Duas opiniões muito contrastantes e, cada uma dentro de sua lógica interna, bem embasadas, sobre o impactante drama histórico Selma, indicado ao Oscar de melhor filme que reconstitui um episódio-chave na trajetória do líder negro Martin Luther King, protagonista na luta pelos direitos civis nos Estados Unidos. Antecipo aqui que gosto bastante do longa-metragem da diretora Ava DuVernay.
A. O. Scott, crítico do jornal The New York Times, para quem o filme é “espantosamente rico e nuançado”, indaga: “Como capturar o caos, a incerteza e a imensa onda de fatos sem sacrificar a coerência? Como conferir a um episódio histórico relativamente conhecido do passado recente a urgência do tempo presente?”
Para Scott, “as respostas estão todas lá na tela. Mesmo que você imagine que sabe o que vai acontecer, Selma cintila com suspense e surpresas. Cheio de incidentes e de personagens fascinantes, o filme é um triunfo da narrativa cinematográfica eficiente e enfática.”
Como conferir a um episódio histórico relativamente conhecido do passado recente a urgência do tempo presente?
Já Inácio Araújo, respeitado crítico da Folha de São Paulo, tem uma visão bem distinta do norte-americano. Considera o filme “esquecível” e vê na pluralidade de focos elogiada por Scott um calcanhar de Aquiles. Afirma que a diretora “Ava DuVernay conduz esse drama frouxamente. Ora parece investir na épica implícita na luta dos negros nos anos 1960, ora parece recuar e, acompanhando os fatos, fixa-se na violência policial sulista. Ora focaliza o melodrama familiar, ora destaca a política.” Araújo conclui que “é possível que cada um desses aspectos faça sentido. No entanto, essa espécie de indecisão sobre que aspecto colocar em evidência tira ao filme toda a perspectiva que não meramente sentimental.”

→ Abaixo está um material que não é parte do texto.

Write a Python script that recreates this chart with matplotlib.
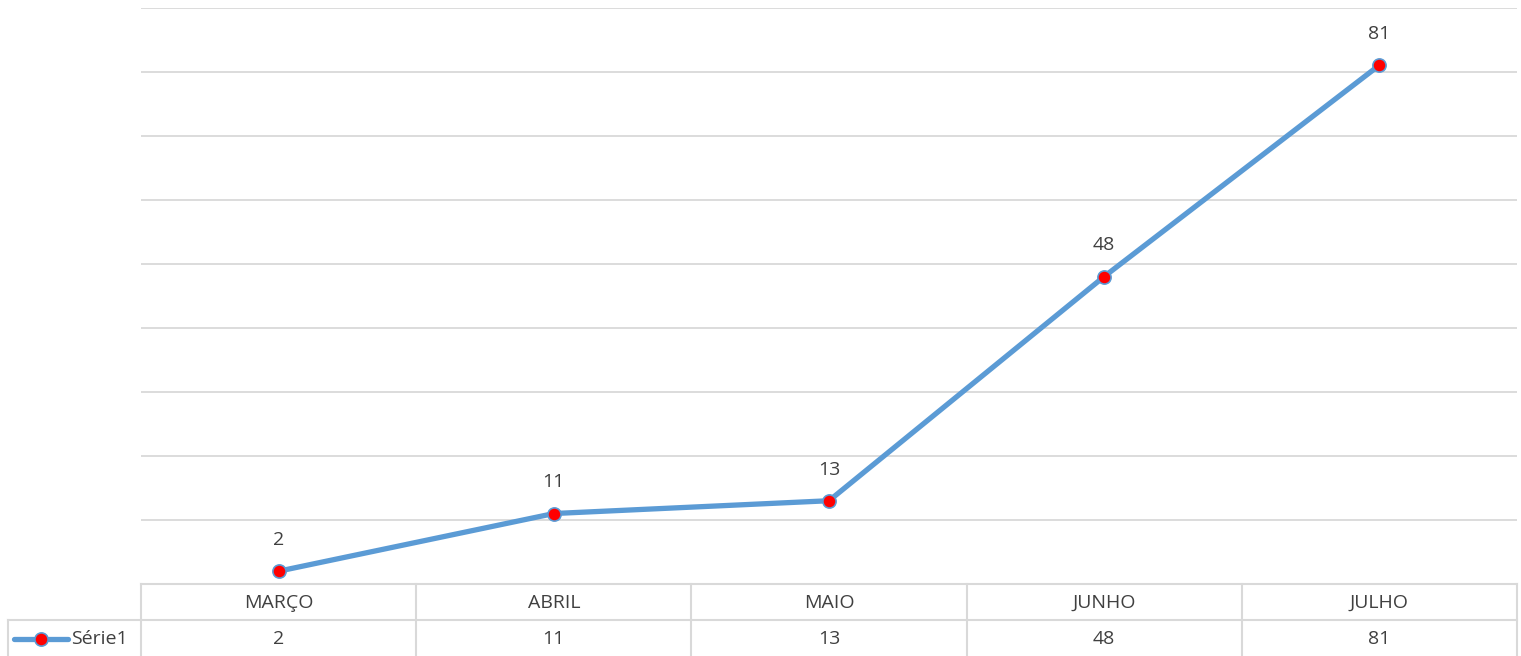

Talvez por ser americano, e Selma tratar da história de seu país, Scott tem uma avaliação mais pessoal, menos distanciada, e parece ter sido particularmente tocado pela narrativa do longa, que entrelaça as dimensões pública e privada da vida de King (David Oyelowo, em grande desempenho), o que para mim é um trunfo. Araújo avalia o filme mais estruturalmente, e não parece ter gostado da escolha feita pela cineasta. Chega a escrever que “é pouco mais que um telefilme sobre um momento decisivo da luta dos negros dos EUA pela igualdade”.
O melhor, no fim das contas, é ver e chegar às suas próprias conclusões.